## [Given material]
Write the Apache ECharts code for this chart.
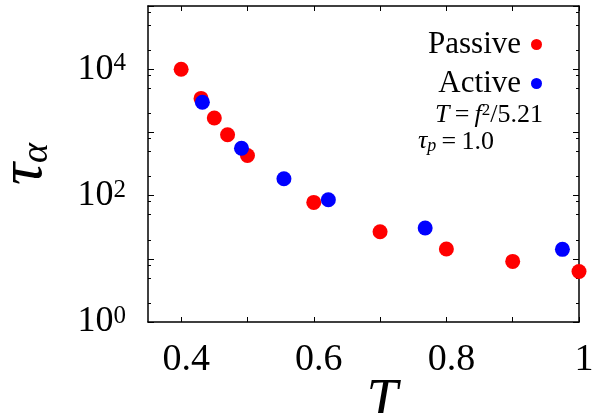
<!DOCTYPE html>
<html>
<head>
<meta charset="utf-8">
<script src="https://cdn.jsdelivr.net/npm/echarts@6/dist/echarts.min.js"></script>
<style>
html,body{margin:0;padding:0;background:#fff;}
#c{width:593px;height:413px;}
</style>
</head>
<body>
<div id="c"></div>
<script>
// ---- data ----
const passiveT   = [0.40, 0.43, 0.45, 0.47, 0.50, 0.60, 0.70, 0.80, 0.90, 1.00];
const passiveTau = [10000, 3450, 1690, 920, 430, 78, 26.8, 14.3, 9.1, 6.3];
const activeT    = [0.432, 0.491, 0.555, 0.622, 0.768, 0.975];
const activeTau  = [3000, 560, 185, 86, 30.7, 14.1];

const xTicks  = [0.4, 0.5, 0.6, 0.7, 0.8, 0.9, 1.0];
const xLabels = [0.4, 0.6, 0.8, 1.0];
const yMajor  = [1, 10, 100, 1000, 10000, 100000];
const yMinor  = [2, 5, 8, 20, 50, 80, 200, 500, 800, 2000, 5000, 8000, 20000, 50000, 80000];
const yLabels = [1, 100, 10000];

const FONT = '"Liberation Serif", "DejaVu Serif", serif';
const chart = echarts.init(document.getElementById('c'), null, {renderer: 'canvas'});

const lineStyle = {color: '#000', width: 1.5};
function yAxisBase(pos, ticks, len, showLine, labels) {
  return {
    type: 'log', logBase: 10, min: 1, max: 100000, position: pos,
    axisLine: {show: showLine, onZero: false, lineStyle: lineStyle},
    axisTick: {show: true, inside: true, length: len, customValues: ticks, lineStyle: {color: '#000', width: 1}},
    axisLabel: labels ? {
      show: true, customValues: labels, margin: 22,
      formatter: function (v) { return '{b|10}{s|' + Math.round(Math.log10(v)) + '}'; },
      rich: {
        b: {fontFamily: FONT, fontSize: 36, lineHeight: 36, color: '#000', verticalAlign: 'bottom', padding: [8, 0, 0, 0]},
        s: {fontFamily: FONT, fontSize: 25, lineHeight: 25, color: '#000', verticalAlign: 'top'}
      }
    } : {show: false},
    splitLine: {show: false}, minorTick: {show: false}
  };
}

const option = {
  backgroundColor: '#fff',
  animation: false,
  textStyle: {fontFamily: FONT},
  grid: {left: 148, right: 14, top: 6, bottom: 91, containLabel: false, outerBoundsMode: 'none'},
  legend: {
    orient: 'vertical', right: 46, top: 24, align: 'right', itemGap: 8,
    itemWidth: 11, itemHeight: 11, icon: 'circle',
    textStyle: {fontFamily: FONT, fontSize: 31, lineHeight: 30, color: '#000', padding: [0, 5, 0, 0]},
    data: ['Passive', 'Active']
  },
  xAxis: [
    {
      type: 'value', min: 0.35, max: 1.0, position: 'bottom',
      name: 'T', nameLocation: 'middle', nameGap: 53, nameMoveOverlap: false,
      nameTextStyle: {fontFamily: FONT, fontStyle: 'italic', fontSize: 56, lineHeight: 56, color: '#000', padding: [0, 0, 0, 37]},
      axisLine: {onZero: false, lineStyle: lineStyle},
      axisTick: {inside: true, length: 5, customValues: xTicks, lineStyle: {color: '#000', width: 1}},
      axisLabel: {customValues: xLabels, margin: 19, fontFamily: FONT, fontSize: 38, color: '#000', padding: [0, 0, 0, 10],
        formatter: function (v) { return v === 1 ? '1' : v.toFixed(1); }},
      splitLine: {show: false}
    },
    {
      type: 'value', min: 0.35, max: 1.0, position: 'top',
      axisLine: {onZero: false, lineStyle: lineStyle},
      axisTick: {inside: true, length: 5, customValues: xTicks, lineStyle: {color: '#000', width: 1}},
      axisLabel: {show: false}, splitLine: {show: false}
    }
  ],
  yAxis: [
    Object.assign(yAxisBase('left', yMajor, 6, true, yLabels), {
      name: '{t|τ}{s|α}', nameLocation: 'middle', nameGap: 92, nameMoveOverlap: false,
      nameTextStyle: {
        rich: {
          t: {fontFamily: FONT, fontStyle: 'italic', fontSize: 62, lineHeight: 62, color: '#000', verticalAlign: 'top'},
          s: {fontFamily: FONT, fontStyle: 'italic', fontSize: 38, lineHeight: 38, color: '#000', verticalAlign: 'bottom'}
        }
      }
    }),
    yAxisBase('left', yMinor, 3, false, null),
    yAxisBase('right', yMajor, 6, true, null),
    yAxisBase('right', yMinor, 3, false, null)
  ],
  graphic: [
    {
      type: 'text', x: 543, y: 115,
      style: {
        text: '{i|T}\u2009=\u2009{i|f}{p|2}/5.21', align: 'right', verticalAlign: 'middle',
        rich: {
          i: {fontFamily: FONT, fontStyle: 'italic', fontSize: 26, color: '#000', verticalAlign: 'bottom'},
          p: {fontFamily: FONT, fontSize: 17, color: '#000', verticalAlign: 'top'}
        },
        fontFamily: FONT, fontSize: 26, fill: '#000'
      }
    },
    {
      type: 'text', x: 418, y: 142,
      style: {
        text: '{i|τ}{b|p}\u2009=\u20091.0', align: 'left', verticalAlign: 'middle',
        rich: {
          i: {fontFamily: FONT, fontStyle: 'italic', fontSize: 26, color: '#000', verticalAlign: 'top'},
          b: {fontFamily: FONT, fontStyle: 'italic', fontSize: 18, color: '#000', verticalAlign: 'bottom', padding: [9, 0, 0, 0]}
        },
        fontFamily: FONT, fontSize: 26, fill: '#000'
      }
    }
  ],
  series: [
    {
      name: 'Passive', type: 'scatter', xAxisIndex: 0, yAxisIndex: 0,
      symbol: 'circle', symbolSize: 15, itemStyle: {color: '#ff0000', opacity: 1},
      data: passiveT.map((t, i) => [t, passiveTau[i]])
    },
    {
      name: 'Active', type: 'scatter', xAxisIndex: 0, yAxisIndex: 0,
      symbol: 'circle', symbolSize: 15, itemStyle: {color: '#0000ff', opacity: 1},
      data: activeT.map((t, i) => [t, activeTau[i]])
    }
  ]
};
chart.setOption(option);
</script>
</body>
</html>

## [Exercise aim]
Produce an exact copy of each line of data, skipping embedded images.

## [Result of the task]
Write the Apache ECharts code for this chart.
<!DOCTYPE html>
<html>
<head>
<meta charset="utf-8">
<script src="https://cdn.jsdelivr.net/npm/echarts@6/dist/echarts.min.js"></script>
<style>
html,body{margin:0;padding:0;background:#fff;}
#c{width:593px;height:413px;}
</style>
</head>
<body>
<div id="c"></div>
<script>
// ---- data ----
const passiveT   = [0.40, 0.43, 0.45, 0.47, 0.50, 0.60, 0.70, 0.80, 0.90, 1.00];
const passiveTau = [10000, 3450, 1690, 920, 430, 78, 26.8, 14.3, 9.1, 6.3];
const activeT    = [0.432, 0.491, 0.555, 0.622, 0.768, 0.975];
const activeTau  = [3000, 560, 185, 86, 30.7, 14.1];

const xTicks  = [0.4, 0.5, 0.6, 0.7, 0.8, 0.9, 1.0];
const xLabels = [0.4, 0.6, 0.8, 1.0];
const yMajor  = [1, 10, 100, 1000, 10000, 100000];
const yMinor  = [2, 5, 8, 20, 50, 80, 200, 500, 800, 2000, 5000, 8000, 20000, 50000, 80000];
const yLabels = [1, 100, 10000];

const FONT = '"Liberation Serif", "DejaVu Serif", serif';
const chart = echarts.init(document.getElementById('c'), null, {renderer: 'canvas'});

const lineStyle = {color: '#000', width: 1.5};
function yAxisBase(pos, ticks, len, showLine, labels) {
  return {
    type: 'log', logBase: 10, min: 1, max: 100000, position: pos,
    axisLine: {show: showLine, onZero: false, lineStyle: lineStyle},
    axisTick: {show: true, inside: true, length: len, customValues: ticks, lineStyle: {color: '#000', width: 1}},
    axisLabel: labels ? {
      show: true, customValues: labels, margin: 22,
      formatter: function (v) { return '{b|10}{s|' + Math.round(Math.log10(v)) + '}'; },
      rich: {
        b: {fontFamily: FONT, fontSize: 36, lineHeight: 36, color: '#000', verticalAlign: 'bottom', padding: [8, 0, 0, 0]},
        s: {fontFamily: FONT, fontSize: 25, lineHeight: 25, color: '#000', verticalAlign: 'top'}
      }
    } : {show: false},
    splitLine: {show: false}, minorTick: {show: false}
  };
}

const option = {
  backgroundColor: '#fff',
  animation: false,
  textStyle: {fontFamily: FONT},
  grid: {left: 148, right: 14, top: 6, bottom: 91, containLabel: false, outerBoundsMode: 'none'},
  legend: {
    orient: 'vertical', right: 46, top: 24, align: 'right', itemGap: 8,
    itemWidth: 11, itemHeight: 11, icon: 'circle',
    textStyle: {fontFamily: FONT, fontSize: 31, lineHeight: 30, color: '#000', padding: [0, 5, 0, 0]},
    data: ['Passive', 'Active']
  },
  xAxis: [
    {
      type: 'value', min: 0.35, max: 1.0, position: 'bottom',
      name: 'T', nameLocation: 'middle', nameGap: 53, nameMoveOverlap: false,
      nameTextStyle: {fontFamily: FONT, fontStyle: 'italic', fontSize: 56, lineHeight: 56, color: '#000', padding: [0, 0, 0, 37]},
      axisLine: {onZero: false, lineStyle: lineStyle},
      axisTick: {inside: true, length: 5, customValues: xTicks, lineStyle: {color: '#000', width: 1}},
      axisLabel: {customValues: xLabels, margin: 19, fontFamily: FONT, fontSize: 38, color: '#000', padding: [0, 0, 0, 10],
        formatter: function (v) { return v === 1 ? '1' : v.toFixed(1); }},
      splitLine: {show: false}
    },
    {
      type: 'value', min: 0.35, max: 1.0, position: 'top',
      axisLine: {onZero: false, lineStyle: lineStyle},
      axisTick: {inside: true, length: 5, customValues: xTicks, lineStyle: {color: '#000', width: 1}},
      axisLabel: {show: false}, splitLine: {show: false}
    }
  ],
  yAxis: [
    Object.assign(yAxisBase('left', yMajor, 6, true, yLabels), {
      name: '{t|τ}{s|α}', nameLocation: 'middle', nameGap: 92, nameMoveOverlap: false,
      nameTextStyle: {
        rich: {
          t: {fontFamily: FONT, fontStyle: 'italic', fontSize: 62, lineHeight: 62, color: '#000', verticalAlign: 'top'},
          s: {fontFamily: FONT, fontStyle: 'italic', fontSize: 38, lineHeight: 38, color: '#000', verticalAlign: 'bottom'}
        }
      }
    }),
    yAxisBase('left', yMinor, 3, false, null),
    yAxisBase('right', yMajor, 6, true, null),
    yAxisBase('right', yMinor, 3, false, null)
  ],
  graphic: [
    {
      type: 'text', x: 543, y: 115,
      style: {
        text: '{i|T}\u2009=\u2009{i|f}{p|2}/5.21', align: 'right', verticalAlign: 'middle',
        rich: {
          i: {fontFamily: FONT, fontStyle: 'italic', fontSize: 26, color: '#000', verticalAlign: 'bottom'},
          p: {fontFamily: FONT, fontSize: 17, color: '#000', verticalAlign: 'top'}
        },
        fontFamily: FONT, fontSize: 26, fill: '#000'
      }
    },
    {
      type: 'text', x: 418, y: 142,
      style: {
        text: '{i|τ}{b|p}\u2009=\u20091.0', align: 'left', verticalAlign: 'middle',
        rich: {
          i: {fontFamily: FONT, fontStyle: 'italic', fontSize: 26, color: '#000', verticalAlign: 'top'},
          b: {fontFamily: FONT, fontStyle: 'italic', fontSize: 18, color: '#000', verticalAlign: 'bottom', padding: [9, 0, 0, 0]}
        },
        fontFamily: FONT, fontSize: 26, fill: '#000'
      }
    }
  ],
  series: [
    {
      name: 'Passive', type: 'scatter', xAxisIndex: 0, yAxisIndex: 0,
      symbol: 'circle', symbolSize: 15, itemStyle: {color: '#ff0000', opacity: 1},
      data: passiveT.map((t, i) => [t, passiveTau[i]])
    },
    {
      name: 'Active', type: 'scatter', xAxisIndex: 0, yAxisIndex: 0,
      symbol: 'circle', symbolSize: 15, itemStyle: {color: '#0000ff', opacity: 1},
      data: activeT.map((t, i) => [t, activeTau[i]])
    }
  ]
};
chart.setOption(option);
</script>
</body>
</html>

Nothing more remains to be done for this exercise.